● To be done: Extract the full listing verbatim and drop any pictures from your copy.

————————

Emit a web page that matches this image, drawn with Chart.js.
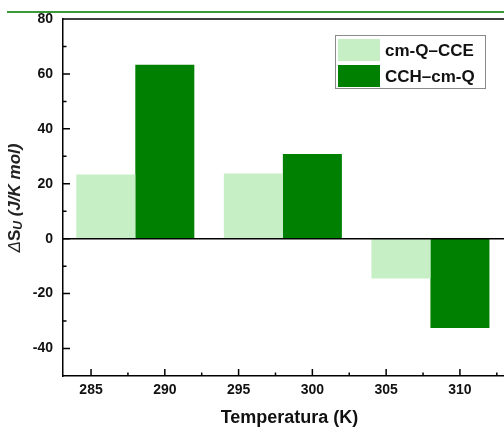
<!DOCTYPE html>
<html>
<head>
<meta charset="utf-8">
<script src="https://cdn.jsdelivr.net/npm/chart.js@4.4.0/dist/chart.umd.min.js"></script>
<style>
  html, body { margin: 0; padding: 0; background: #fff; overflow: hidden; }
  #wrap { position: relative; width: 504px; height: 430px; overflow: hidden; }
  #plot { position: absolute; left: 0; top: 0; }
  #topRule { position: absolute; left: 7px; top: 11px; width: 497px; height: 2px; background: #3a9a3a; }
</style>
</head>
<body>
<div id="wrap">
  <canvas id="plot" width="516" height="430"></canvas>
  <div id="topRule"></div>
</div>
<script>
// Group centres (K) and entropy change for each series
const temps = [288, 298, 308];
const seriesNames = ['cm-Q\u2013CCE', 'CCH\u2013cm-Q'];
const cceValues = [23.4, 23.7, -14.5];
const cchValues = [63.3, 30.8, -32.5];
const xTickLabels = [285, 290, 295, 300, 305, 310];
const yTickLabels = [-40, -20, 0, 20, 40, 60, 80];

const FONT = "'Liberation Sans', Arial, sans-serif";
const X_MIN = 283.1, X_MAX = 313.8;

const near = (v, list) => list.some(t => Math.abs(t - v) < 1e-6);

// box, zero line, inward ticks, legend and y title
const framePlugin = {
    id: 'frame',
    afterDatasetsDraw(chart) {
        const { ctx, chartArea: a } = chart;
        const y = chart.scales.y;
        const xt = chart.scales.xt;

        ctx.save();
        ctx.strokeStyle = '#000';
        ctx.lineWidth = 1.5;

        // top / right border and zero line
        ctx.beginPath();
        ctx.moveTo(a.left, a.top);
        ctx.lineTo(a.right, a.top);
        ctx.lineTo(a.right, a.bottom);
        const y0 = y.getPixelForValue(0);
        ctx.moveTo(a.left, y0);
        ctx.lineTo(a.right, y0);
        ctx.stroke();

        // y ticks pointing into the plot
        ctx.beginPath();
        y.ticks.forEach(t => {
            if (t.value <= y.min || t.value >= y.max) return;
            const py = y.getPixelForValue(t.value);
            const len = near(t.value, yTickLabels) ? 7 : 3.5;
            ctx.moveTo(a.left, py);
            ctx.lineTo(a.left + len, py);
        });
        // x ticks pointing into the plot
        xt.ticks.forEach(t => {
            const px = xt.getPixelForValue(t.value);
            const len = near(t.value, xTickLabels) ? 7 : 3.5;
            ctx.moveTo(px, a.bottom);
            ctx.lineTo(px, a.bottom - len);
        });
        ctx.stroke();

        // legend
        ctx.lineWidth = 1;
        ctx.strokeStyle = '#8a8a8a';
        ctx.strokeRect(335.5, 35.5, 150, 53);
        ctx.font = 'bold 17px ' + FONT;
        ctx.textBaseline = 'middle';
        chart.data.datasets.forEach((ds, i) => {
            const top = 39 + i * 26;
            ctx.fillStyle = ds.backgroundColor;
            ctx.fillRect(338, top, 42, 22);
            ctx.fillStyle = '#111';
            ctx.fillText(ds.label, 385, top + 12);
        });

        // y axis title with subscript
        const parts = [
            { t: '\u0394', f: 'italic 17px ' + FONT, dy: 0 },
            { t: 'S', f: 'bold 17px ' + FONT, dy: 0 },
            { t: 'U', f: 'bold italic 12px ' + FONT, dy: 4 },
            { t: ' (J/K mol)', f: 'bold italic 17px ' + FONT, dy: 0 }
        ];
        let total = 0;
        parts.forEach(p => { ctx.font = p.f; p.w = ctx.measureText(p.t).width; total += p.w; });
        ctx.translate(15, 198);
        ctx.rotate(-Math.PI / 2);
        ctx.fillStyle = '#222';
        ctx.textAlign = 'left';
        let cx = -total / 2;
        parts.forEach(p => {
            ctx.font = p.f;
            ctx.fillText(p.t, cx, p.dy);
            cx += p.w;
        });
        ctx.restore();
    }
};

new Chart(document.getElementById('plot'), {
    type: 'bar',
    data: {
        datasets: [
            {
                label: seriesNames[0],
                data: temps.map((t, i) => ({ x: t, y: cceValues[i] })),
                backgroundColor: '#c6efc6',
                categoryPercentage: 0.8,
                barPercentage: 1
            },
            {
                label: seriesNames[1],
                data: temps.map((t, i) => ({ x: t, y: cchValues[i] })),
                backgroundColor: '#008000',
                categoryPercentage: 0.8,
                barPercentage: 1
            }
        ]
    },
    options: {
        responsive: false,
        animation: false,
        layout: { padding: { top: 19, left: 0, right: 0, bottom: 0 } },
        plugins: {
            legend: { display: false },
            tooltip: { enabled: false }
        },
        scales: {
            x: {
                type: 'linear',
                display: false,
                offset: false,
                min: X_MIN,
                max: X_MAX,
                ticks: { stepSize: 10, includeBounds: false }
            },
            xt: {
                type: 'linear',
                position: 'bottom',
                axis: 'x',
                offset: false,
                min: X_MIN,
                max: X_MAX,
                grid: { display: false, drawTicks: false },
                border: { display: true, color: '#000', width: 1.5 },
                ticks: {
                    stepSize: 2.5,
                    includeBounds: false,
                    autoSkip: false,
                    maxRotation: 0,
                    padding: 6,
                    color: '#111',
                    font: { family: FONT, size: 14, weight: 'bold' },
                    callback: v => near(v, xTickLabels) ? String(v) : ''
                },
                title: {
                    display: true,
                    text: 'Temperatura (K)',
                    color: '#111',
                    font: { family: FONT, size: 18, weight: 'bold' },
                    padding: { top: 0, bottom: 1 }
                },
                afterFit: s => { s.height = 54; }
            },
            y: {
                min: -50,
                max: 80,
                grid: { display: false, drawTicks: false },
                border: { display: true, color: '#000', width: 1.5 },
                ticks: {
                    stepSize: 10,
                    autoSkip: false,
                    padding: 10,
                    color: '#111',
                    font: { family: FONT, size: 14, weight: 'bold' },
                    callback: v => near(v, yTickLabels) ? String(v) : ''
                },
                afterFit: s => { s.width = 63; }
            }
        }
    },
    plugins: [framePlugin]
});
</script>
</body>
</html>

————————

● Solution to the problem:
Emit a web page that matches this image, drawn with Chart.js.
<!DOCTYPE html>
<html>
<head>
<meta charset="utf-8">
<script src="https://cdn.jsdelivr.net/npm/chart.js@4.4.0/dist/chart.umd.min.js"></script>
<style>
  html, body { margin: 0; padding: 0; background: #fff; overflow: hidden; }
  #wrap { position: relative; width: 504px; height: 430px; overflow: hidden; }
  #plot { position: absolute; left: 0; top: 0; }
  #topRule { position: absolute; left: 7px; top: 11px; width: 497px; height: 2px; background: #3a9a3a; }
</style>
</head>
<body>
<div id="wrap">
  <canvas id="plot" width="516" height="430"></canvas>
  <div id="topRule"></div>
</div>
<script>
// Group centres (K) and entropy change for each series
const temps = [288, 298, 308];
const seriesNames = ['cm-Q\u2013CCE', 'CCH\u2013cm-Q'];
const cceValues = [23.4, 23.7, -14.5];
const cchValues = [63.3, 30.8, -32.5];
const xTickLabels = [285, 290, 295, 300, 305, 310];
const yTickLabels = [-40, -20, 0, 20, 40, 60, 80];

const FONT = "'Liberation Sans', Arial, sans-serif";
const X_MIN = 283.1, X_MAX = 313.8;

const near = (v, list) => list.some(t => Math.abs(t - v) < 1e-6);

// box, zero line, inward ticks, legend and y title
const framePlugin = {
    id: 'frame',
    afterDatasetsDraw(chart) {
        const { ctx, chartArea: a } = chart;
        const y = chart.scales.y;
        const xt = chart.scales.xt;

        ctx.save();
        ctx.strokeStyle = '#000';
        ctx.lineWidth = 1.5;

        // top / right border and zero line
        ctx.beginPath();
        ctx.moveTo(a.left, a.top);
        ctx.lineTo(a.right, a.top);
        ctx.lineTo(a.right, a.bottom);
        const y0 = y.getPixelForValue(0);
        ctx.moveTo(a.left, y0);
        ctx.lineTo(a.right, y0);
        ctx.stroke();

        // y ticks pointing into the plot
        ctx.beginPath();
        y.ticks.forEach(t => {
            if (t.value <= y.min || t.value >= y.max) return;
            const py = y.getPixelForValue(t.value);
            const len = near(t.value, yTickLabels) ? 7 : 3.5;
            ctx.moveTo(a.left, py);
            ctx.lineTo(a.left + len, py);
        });
        // x ticks pointing into the plot
        xt.ticks.forEach(t => {
            const px = xt.getPixelForValue(t.value);
            const len = near(t.value, xTickLabels) ? 7 : 3.5;
            ctx.moveTo(px, a.bottom);
            ctx.lineTo(px, a.bottom - len);
        });
        ctx.stroke();

        // legend
        ctx.lineWidth = 1;
        ctx.strokeStyle = '#8a8a8a';
        ctx.strokeRect(335.5, 35.5, 150, 53);
        ctx.font = 'bold 17px ' + FONT;
        ctx.textBaseline = 'middle';
        chart.data.datasets.forEach((ds, i) => {
            const top = 39 + i * 26;
            ctx.fillStyle = ds.backgroundColor;
            ctx.fillRect(338, top, 42, 22);
            ctx.fillStyle = '#111';
            ctx.fillText(ds.label, 385, top + 12);
        });

        // y axis title with subscript
        const parts = [
            { t: '\u0394', f: 'italic 17px ' + FONT, dy: 0 },
            { t: 'S', f: 'bold 17px ' + FONT, dy: 0 },
            { t: 'U', f: 'bold italic 12px ' + FONT, dy: 4 },
            { t: ' (J/K mol)', f: 'bold italic 17px ' + FONT, dy: 0 }
        ];
        let total = 0;
        parts.forEach(p => { ctx.font = p.f; p.w = ctx.measureText(p.t).width; total += p.w; });
        ctx.translate(15, 198);
        ctx.rotate(-Math.PI / 2);
        ctx.fillStyle = '#222';
        ctx.textAlign = 'left';
        let cx = -total / 2;
        parts.forEach(p => {
            ctx.font = p.f;
            ctx.fillText(p.t, cx, p.dy);
            cx += p.w;
        });
        ctx.restore();
    }
};

new Chart(document.getElementById('plot'), {
    type: 'bar',
    data: {
        datasets: [
            {
                label: seriesNames[0],
                data: temps.map((t, i) => ({ x: t, y: cceValues[i] })),
                backgroundColor: '#c6efc6',
                categoryPercentage: 0.8,
                barPercentage: 1
            },
            {
                label: seriesNames[1],
                data: temps.map((t, i) => ({ x: t, y: cchValues[i] })),
                backgroundColor: '#008000',
                categoryPercentage: 0.8,
                barPercentage: 1
            }
        ]
    },
    options: {
        responsive: false,
        animation: false,
        layout: { padding: { top: 19, left: 0, right: 0, bottom: 0 } },
        plugins: {
            legend: { display: false },
            tooltip: { enabled: false }
        },
        scales: {
            x: {
                type: 'linear',
                display: false,
                offset: false,
                min: X_MIN,
                max: X_MAX,
                ticks: { stepSize: 10, includeBounds: false }
            },
            xt: {
                type: 'linear',
                position: 'bottom',
                axis: 'x',
                offset: false,
                min: X_MIN,
                max: X_MAX,
                grid: { display: false, drawTicks: false },
                border: { display: true, color: '#000', width: 1.5 },
                ticks: {
                    stepSize: 2.5,
                    includeBounds: false,
                    autoSkip: false,
                    maxRotation: 0,
                    padding: 6,
                    color: '#111',
                    font: { family: FONT, size: 14, weight: 'bold' },
                    callback: v => near(v, xTickLabels) ? String(v) : ''
                },
                title: {
                    display: true,
                    text: 'Temperatura (K)',
                    color: '#111',
                    font: { family: FONT, size: 18, weight: 'bold' },
                    padding: { top: 0, bottom: 1 }
                },
                afterFit: s => { s.height = 54; }
            },
            y: {
                min: -50,
                max: 80,
                grid: { display: false, drawTicks: false },
                border: { display: true, color: '#000', width: 1.5 },
                ticks: {
                    stepSize: 10,
                    autoSkip: false,
                    padding: 10,
                    color: '#111',
                    font: { family: FONT, size: 14, weight: 'bold' },
                    callback: v => near(v, yTickLabels) ? String(v) : ''
                },
                afterFit: s => { s.width = 63; }
            }
        }
    },
    plugins: [framePlugin]
});
</script>
</body>
</html>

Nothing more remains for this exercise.